By Alfred Tuinman
- 2 minutes read - 418 wordsEdited on March 21, 2023
India has inched recently from 142 to 130 in the World Bank’s Ease of Doing Business Index but one still needs to realise the complexity and difficulty of doing business. One therefore needs to take a holistic and pragmatic approach to this.
The Indian statutory and regulatory environment is constantly being transformed. The new Indian Companies Act of 2013 was a major milestone. In recent years Transfer Pricing related disputes has let to many court cases (e.g. Vodafone, Shell etc). Since the economic reforms commenced in 1992, the various governments have all followed pretty much the same economic path and from that perspective the economic climate is quite stable. The current government has taken a pragmatic approach to reduce taxes and red tape. It is keen on the introduction of a GST, on the anvil now for 2016 i.e. whenever the political parties can finally agree to let it pass in the house of Parliament.
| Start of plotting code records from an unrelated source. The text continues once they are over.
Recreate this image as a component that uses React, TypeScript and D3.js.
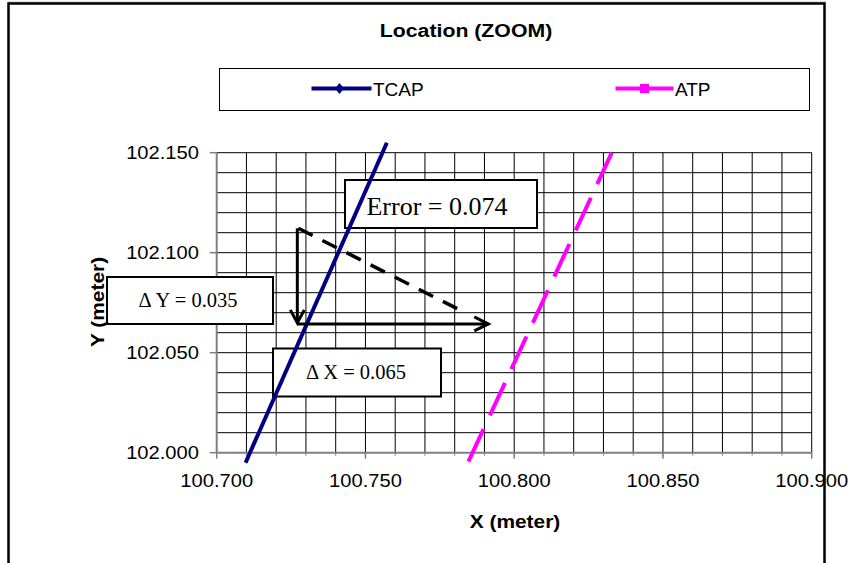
import React from "react";
import * as d3 from "d3";

// ---- data ----
const xTicks = [100.7, 100.75, 100.8, 100.85, 100.9];
const yTicks = [102.0, 102.05, 102.1, 102.15];
const xGrid = d3.range(1, 21).map((i) => 100.7 + i * 0.01);
const yGrid = d3.range(1, 16).map((i) => 102.0 + i * 0.01);

const tcapX = [100.7097, 100.7572];
const tcapY = [101.995, 102.155];
const atpX = [100.7846, 100.8328];
const atpY = [101.9955, 102.15];

// annotation geometry in data units
const arrowX0 = [100.7271];
const arrowY = [102.1122, 102.0644];
const arrowX1 = [100.7913];
const dashEnd = [100.7830, 102.0704];

const SANS = "'Liberation Sans', Arial, sans-serif";
const SERIF = "'Liberation Serif', 'Times New Roman', serif";

function T({ x, y, sx = 1.08, anchor = "start", size = 18, bold = false, family = SANS, children, rotate = 0 }: any) {
  return (
    <text
      transform={`translate(${x},${y}) rotate(${rotate}) scale(${sx},1)`}
      textAnchor={anchor}
      fontSize={size}
      fontWeight={bold ? "bold" : "normal"}
      fontFamily={family}
      fill="#000"
    >
      {children}
    </text>
  );
}

export default function App() {
  const x = d3.scaleLinear().domain([100.7, 100.9]).range([216.7, 811.7]);
  const y = d3.scaleLinear().domain([102.0, 102.15]).range([452.7, 152.7]);
  const line = d3.line<[number, number]>().x((d) => x(d[0])).y((d) => y(d[1]));
  const tcap = line(tcapX.map((v, i) => [v, tcapY[i]]) as [number, number][]) || "";
  const atp = line(atpX.map((v, i) => [v, atpY[i]]) as [number, number][]) || "";
  const [x0, x1] = x.range();
  const [y0, y1] = y.range();
  const fmt = d3.format(".3f");

  const ax = x(arrowX0[0]);
  const ayTop = y(arrowY[0]);
  const ayBot = y(arrowY[1]);
  const axEnd = x(arrowX1[0]);

  return (
    <svg
      width={851}
      height={563}
      style={{ position: "absolute", left: 0, top: 0, background: "#fff" }}
    >
      <rect x={0} y={0} width={851} height={563} fill="#fff" />
      {/* title */}
      <T x={466} y={37} anchor="middle" size={19} bold sx={1.12}>
        Location (ZOOM)
      </T>
      {/* legend */}
      <rect x={219.5} y={68.5} width={590} height={42} fill="#fff" stroke="#000" strokeWidth={1} />
      <line x1={311.5} x2={371.5} y1={88.5} y2={88.5} stroke="#000080" strokeWidth={4} />
      <path d="M339.5,83 L344,88.5 L339.5,94 L335,88.5 Z" fill="#000080" />
      <T x={373} y={96} size={19} sx={1.0}>
        TCAP
      </T>
      <line x1={615.5} x2={673.5} y1={88.5} y2={88.5} stroke="#FF00FF" strokeWidth={4} />
      <rect x={640} y={84} width={9} height={9} fill="#FF00FF" />
      <T x={675} y={96} size={19} sx={1.0}>
        ATP
      </T>

      {/* grid */}
      {xGrid.map((v, i) => (
        <line key={"xg" + i} x1={x(v)} x2={x(v)} y1={y0} y2={y1} stroke="#000" strokeWidth={1} />
      ))}
      {yGrid.map((v, i) => (
        <line key={"yg" + i} x1={x0} x2={x1} y1={y(v)} y2={y(v)} stroke="#000" strokeWidth={1} />
      ))}

      {/* axes */}
      <line x1={x0} x2={x1} y1={y0} y2={y0} stroke="#808080" strokeWidth={2} />
      <line x1={x0} x2={x0} y1={y0} y2={y1} stroke="#808080" strokeWidth={2} />
      {xGrid.map((v, i) => (
        <line key={"xm" + i} x1={x(v)} x2={x(v)} y1={y0} y2={y0 + 3} stroke="#808080" strokeWidth={1} />
      ))}
      {xTicks.map((v, i) => (
        <g key={"xt" + i}>
          <line x1={x(v)} x2={x(v)} y1={y0} y2={y0 + 6} stroke="#808080" strokeWidth={1.5} />
          <T x={x(v)} y={487} anchor="middle" size={18} sx={1.12}>
            {fmt(v)}
          </T>
        </g>
      ))}
      {yTicks.map((v, i) => (
        <g key={"yt" + i}>
          <line x1={x0 - 7} x2={x0} y1={y(v)} y2={y(v)} stroke="#808080" strokeWidth={1.5} />
          <T x={199} y={y(v) + 6.5} anchor="end" size={18} sx={1.12}>
            {fmt(v)}
          </T>
        </g>
      ))}

      {/* annotation boxes */}
      <rect x={345} y={180} width={192} height={48} fill="#fff" stroke="#000" strokeWidth={2} />
      <T x={437} y={215} anchor="middle" size={26} sx={1} family={SERIF}>
        Error = 0.074
      </T>
      <rect x={107} y={277} width={166} height={47} fill="#fff" stroke="#000" strokeWidth={2} />
      <T x={188} y={307} anchor="middle" size={20.5} sx={1} family={SERIF}>
        Δ Y = 0.035
      </T>
      <rect x={273} y={348.5} width={168} height={48} fill="#fff" stroke="#000" strokeWidth={2} />
      <T x={356} y={378.5} anchor="middle" size={20.5} sx={1} family={SERIF}>
        Δ X = 0.065
      </T>

      {/* series */}
      <path d={tcap} fill="none" stroke="#000080" strokeWidth={4} />
      <path d={atp} fill="none" stroke="#FF00FF" strokeWidth={4} strokeDasharray="36 15" />

      {/* arrows */}
      <line x1={ax} x2={ax} y1={ayTop} y2={ayBot - 1} stroke="#000" strokeWidth={3} />
      <polyline
        points={`${ax - 7},${ayBot - 14} ${ax},${ayBot - 1} ${ax + 7},${ayBot - 14}`}
        fill="none"
        stroke="#000"
        strokeWidth={3}
      />
      <line x1={ax} x2={axEnd} y1={ayBot} y2={ayBot} stroke="#000" strokeWidth={3} />
      <polyline
        points={`${axEnd - 14},${ayBot - 7} ${axEnd},${ayBot} ${axEnd - 14},${ayBot + 7}`}
        fill="none"
        stroke="#000"
        strokeWidth={3}
      />
      <line
        x1={ax + 1}
        y1={ayTop}
        x2={x(dashEnd[0])}
        y2={y(dashEnd[1])}
        stroke="#000"
        strokeWidth={3.5}
        strokeDasharray="16 11"
      />

      {/* axis titles */}
      <T x={515} y={528} anchor="middle" size={19} bold sx={1.1}>
        X (meter)
      </T>
      <T x={104} y={302} anchor="middle" size={19} bold sx={1.1} rotate={-90}>
        Y (meter)
      </T>

      {/* outer frame */}
      <line x1={8} x2={826} y1={2} y2={2} stroke="#b0b0b0" strokeWidth={1} />
      <rect x={8.5} y={3.5} width={816} height={600} fill="none" stroke="#000" strokeWidth={2.5} />
    </svg>
  );
}
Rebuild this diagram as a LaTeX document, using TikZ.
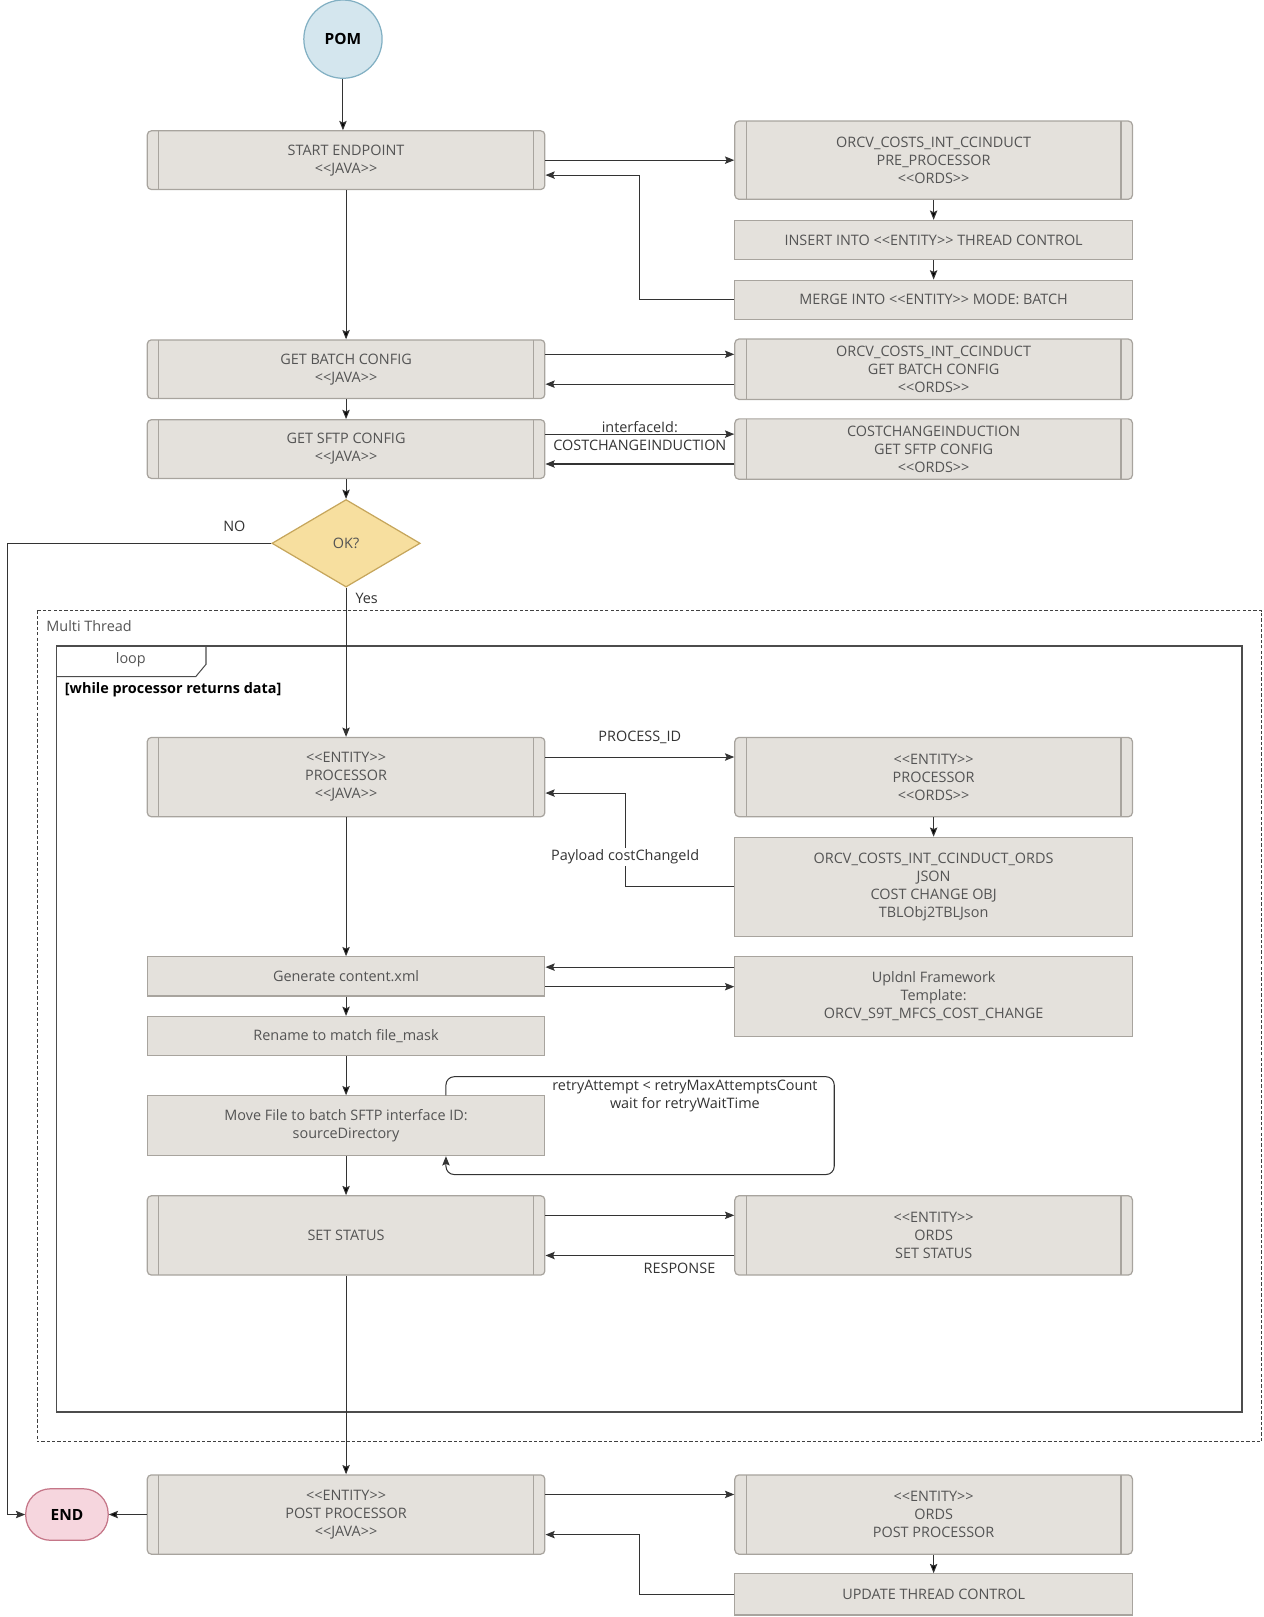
\documentclass[tikz,border=0pt]{standalone}
\usepackage{fontspec}
\setmainfont{Open Sans}
\usetikzlibrary{arrows.meta, positioning, shapes.geometric}

\definecolor{boxfill}{HTML}{E4E1DC}
\definecolor{boxline}{HTML}{A8A49E}
\definecolor{boxtext}{HTML}{545454}
\definecolor{linegray}{HTML}{333333}
\definecolor{pomfill}{HTML}{D4E6EE}
\definecolor{pomline}{HTML}{82B0C3}
\definecolor{okfill}{HTML}{F7DF9F}
\definecolor{okline}{HTML}{C6A65C}
\definecolor{endfill}{HTML}{F6D6DE}
\definecolor{endline}{HTML}{C57688}

\newcommand{\stereo}[1]{<\kern0pt<#1>\kern0pt>}

\begin{document}
\begin{tikzpicture}[>={Stealth[length=4.5pt,width=3.6pt,inset=0.8pt]},x=0.5pt,y=-0.5pt,
  font=\fontsize{7}{8.75}\selectfont,
  every node/.style={text=boxtext},
  conn/.style={->,draw=linegray,line width=0.5pt},
  lbl/.style={text=linegray},
  javabox/.style={rectangle,rounded corners=2pt,draw=boxline,line width=0.6pt,fill=boxfill,
    minimum width=193pt,minimum height=28.5pt,align=center,
    path picture={\draw[boxline,line width=0.6pt]
      ([xshift=5.5pt]path picture bounding box.north west) -- ([xshift=5.5pt]path picture bounding box.south west)
      ([xshift=-5.5pt]path picture bounding box.north east) -- ([xshift=-5.5pt]path picture bounding box.south east);}},
  plainbox/.style={rectangle,draw=boxline,line width=0.6pt,fill=boxfill,
    minimum width=193pt,minimum height=19pt,align=center},
  pom/.style={circle,draw=pomline,line width=0.6pt,fill=pomfill,minimum size=38pt,inner sep=0pt,
    text=black,font=\fontsize{7.5}{9}\selectfont\bfseries},
  okdiamond/.style={diamond,draw=okline,line width=0.6pt,fill=okfill,aspect=1.69,
    minimum width=72pt,minimum height=42.5pt,inner sep=0pt},
  endnode/.style={rectangle,rounded corners=12pt,draw=endline,line width=0.6pt,fill=endfill,
    minimum width=40pt,minimum height=25pt,text=black,font=\fontsize{7.5}{9}\selectfont\bfseries}]
  \useasboundingbox (0,0) rectangle (1227,1570);

  % frames
  \draw[draw=black!75,line width=0.5pt,dash pattern=on 1.6pt off 1pt] (36,593) rectangle (1225,1400);
  \node[anchor=west] (multi) at (38,608) {Multi Thread};
  \draw[draw=black!70,line width=0.7pt] (55,627) rectangle (1206,1371);
  \draw[draw=black!70,line width=0.5pt] (55,657) -- (190,657) -- (200,645) -- (200,627);
  \node (loop) at (127,641) {loop};
  \node[anchor=west,text=black,font=\fontsize{7}{8.75}\selectfont\bfseries] (cond) at (56,670) {[while processor returns data]};

  % nodes
  \node[pom] (pom) at (333,38) {POM};
  \node[javabox] (start) [below of=pom, node distance=58.75pt, xshift=1.5pt] {START ENDPOINT\\\stereo{JAVA}};
  \node[javabox, minimum height=38pt] (pre) [right of=start, node distance=285.25pt] {ORCV\_COSTS\_INT\_CCINDUCT\\PRE\_PROCESSOR\\\stereo{ORDS}};
  \node[plainbox] (insert) [below of=pre, node distance=38.75pt] {INSERT INTO \stereo{ENTITY} THREAD CONTROL};
  \node[plainbox] (merge) [below of=insert, node distance=29pt] {MERGE INTO \stereo{ENTITY} MODE: BATCH};
  \node[javabox] (batch) [below of=start, node distance=101.5pt] {GET BATCH CONFIG\\\stereo{JAVA}};
  \node[javabox] (batchords) [right of=batch, node distance=285.25pt] {ORCV\_COSTS\_INT\_CCINDUCT\\GET BATCH CONFIG\\\stereo{ORDS}};
  \node[javabox] (sftp) [below of=batch, node distance=38.75pt] {GET SFTP CONFIG\\\stereo{JAVA}};
  \node[javabox] (sftpords) [right of=sftp, node distance=285.25pt] {COSTCHANGEINDUCTION\\GET SFTP CONFIG\\\stereo{ORDS}};
  \node[okdiamond] (ok) [below of=sftp, node distance=45.75pt] {OK?};
  \node[javabox, minimum height=38.5pt] (proc) [below of=ok, node distance=113.5pt] {\stereo{ENTITY}\\PROCESSOR\\\stereo{JAVA}};
  \node[javabox, minimum height=38.5pt] (procords) [right of=proc, node distance=285.25pt] {\stereo{ENTITY}\\PROCESSOR\\\stereo{ORDS}};
  \node[plainbox, minimum height=48pt] (ordsjson) [below of=procords, node distance=53.25pt] {ORCV\_COSTS\_INT\_CCINDUCT\_ORDS\\JSON\\COST CHANGE OBJ\\TBLObj2TBLJson};
  \node[plainbox] (gen) [below of=proc, node distance=96.75pt] {Generate content.xml};
  \node[plainbox, minimum height=38.5pt] (upldnl) [below of=ordsjson, node distance=53.25pt] {Upldnl Framework\\Template:\\ORCV\_S9T\_MFCS\_COST\_CHANGE};
  \node[plainbox] (rename) [below of=gen, node distance=29pt] {Rename to match file\_mask};
  \node[plainbox, minimum height=29pt] (move) [below of=rename, node distance=43.5pt] {Move File to batch SFTP interface ID:\\sourceDirectory};
  \node[javabox, minimum height=38.5pt] (setstatus) [below of=move, node distance=53.25pt] {SET STATUS};
  \node[javabox, minimum height=38.5pt] (setords) [right of=setstatus, node distance=285.25pt] {\stereo{ENTITY}\\ORDS\\SET STATUS};
  \node[javabox, minimum height=38.5pt] (post) [below of=setstatus, node distance=135.5pt] {\stereo{ENTITY}\\POST PROCESSOR\\\stereo{JAVA}};
  \node[javabox, minimum height=38.5pt] (postords) [right of=post, node distance=285.25pt] {\stereo{ENTITY}\\ORDS\\POST PROCESSOR};
  \node[plainbox, minimum height=20pt] (update) [below of=postords, node distance=38.75pt] {UPDATE THREAD CONTROL};
  \node[endnode] (end) [left of=post, node distance=135.5pt] {END};

  % straight flow
  \path[conn]
    (pom) edge (pom |- start.north)
    (start) edge (batch)
    (batch) edge (sftp)
    (sftp) edge (ok)
    (pre) edge (insert)
    (insert) edge (merge)
    (procords) edge (ordsjson)
    (proc) edge (gen)
    (gen) edge (rename)
    (rename) edge (move)
    (move) edge (setstatus)
    (setstatus) edge (post)
    (postords) edge (update)
    (post) edge (end);

  % calls and returns
  \draw[conn] (start.east) -- (start.east -| pre.west);
  \draw[conn] (merge.west) -- ++(-46pt,0) |- ([yshift=-7.25pt]start.east);
  \draw[conn] ([yshift=7.25pt]batch.east) -- ([yshift=7.25pt]batch.east -| batchords.west);
  \draw[conn] ([yshift=-7.25pt]batch.east -| batchords.west) -- ([yshift=-7.25pt]batch.east);
  \draw[conn] ([yshift=7.25pt]sftp.east) --
    node[lbl, above, inner sep=0.5pt] {interfaceId:}
    node[lbl, below=1.5pt, inner sep=1pt] {COSTCHANGEINDUCTION}
    ([yshift=7.25pt]sftp.east -| sftpords.west);
  \draw[conn] ([yshift=-7.25pt]sftp.east -| sftpords.west) -- ([yshift=-7.25pt]sftp.east);
  \draw[conn] (ok.west) -- node[lbl, pos=0.14, above=2pt] {NO} ++(-128pt,0) |- (end.west);
  \draw[conn] (ok.south) -- node[lbl, pos=0.07, right=1pt] {Yes} (proc.north);
  \draw[conn] ([yshift=9.75pt]proc.east) -- node[lbl, above=3pt] {PROCESS\_ID} ([yshift=9.75pt]proc.east -| procords.west);
  \draw[conn] (ordsjson.west) -- ++(-53pt,0) |- ([yshift=-7.75pt]proc.east);
  \node[lbl, fill=white, inner sep=1pt] (payload) at (607,832) {Payload costChangeId};
  \draw[conn] ([yshift=4.5pt]gen.east -| upldnl.west) -- ([yshift=4.5pt]gen.east);
  \draw[conn] ([yshift=-5pt]gen.east) -- ([yshift=-5pt]gen.east -| upldnl.west);
  \draw[conn, rounded corners=4pt] ([xshift=48.5pt]move.north) -- ++(0,9pt) -- ++(188.5pt,0)
    -- ++(0,-47.5pt) -- ++(-188.5pt,0) -- ([xshift=48.5pt]move.south);
  \node[lbl, align=center] (retry) at (665,1064) {retryAttempt < retryMaxAttemptsCount\\wait for retryWaitTime};
  \draw[conn] ([yshift=9.75pt]setstatus.east) -- ([yshift=9.75pt]setstatus.east -| setords.west);
  \draw[conn] ([yshift=-9.75pt]setstatus.east -| setords.west) --
    node[lbl, pos=0.29, below] {RESPONSE} ([yshift=-9.75pt]setstatus.east);
  \draw[conn] ([yshift=9.75pt]post.east) -- ([yshift=9.75pt]post.east -| postords.west);
  \draw[conn] (update.west) -- ++(-46pt,0) |- ([yshift=-9.75pt]post.east);
\end{tikzpicture}
\end{document}
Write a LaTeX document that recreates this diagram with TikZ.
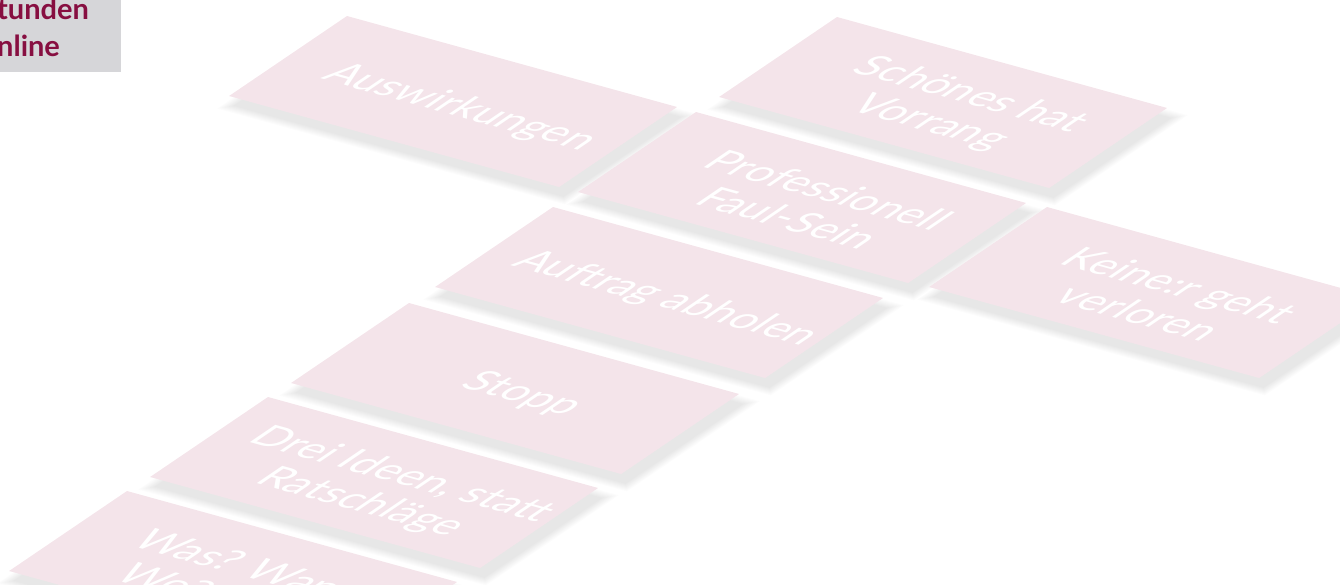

Each state has a Registrar of Companies and invariably one goes for the formation of a private limited company. Equity received needs to be registered with the Reserve Bank of India. There is a requirement for a resident director, i.e. a director who is more or less full time in India. The second director may be resident overseas, and is usually the Managing Director of the holding, though he/she needs to have an alternate director. This is someone who will attend board meetings on his behalf as these meetings must take place in person and a foreigner would need to prove that he/she attended such a meeting e.g. copy of visa arrival stamp. Note that the new Companies Act has raised non compliance penalties to be in lakhs (~Euro 1,000) so prudence pays off.
Maintaining a business with all its statutory compliances and the complex regulatory framework is a great challenge and requires higher staffing levels than in the West. Currently, there is – don’t hold your breath – a Service Tax on services; VAT, State and Central Excise and sometimes Octroi on goods; staff Welfare Tax, Employee State Insurance, Provident Fund related costs, and Professional Tax on labour. If you have a factory you are likely to be hit with boiler tax and your company name plate will fetch the municipality signage tax. Income Tax is being deducted at source (TDS) with the company being responsible to keep track of for all employees’ perks and tax free investments. Digitalisation has improved matters quite a bit albeit not nearly where it should be.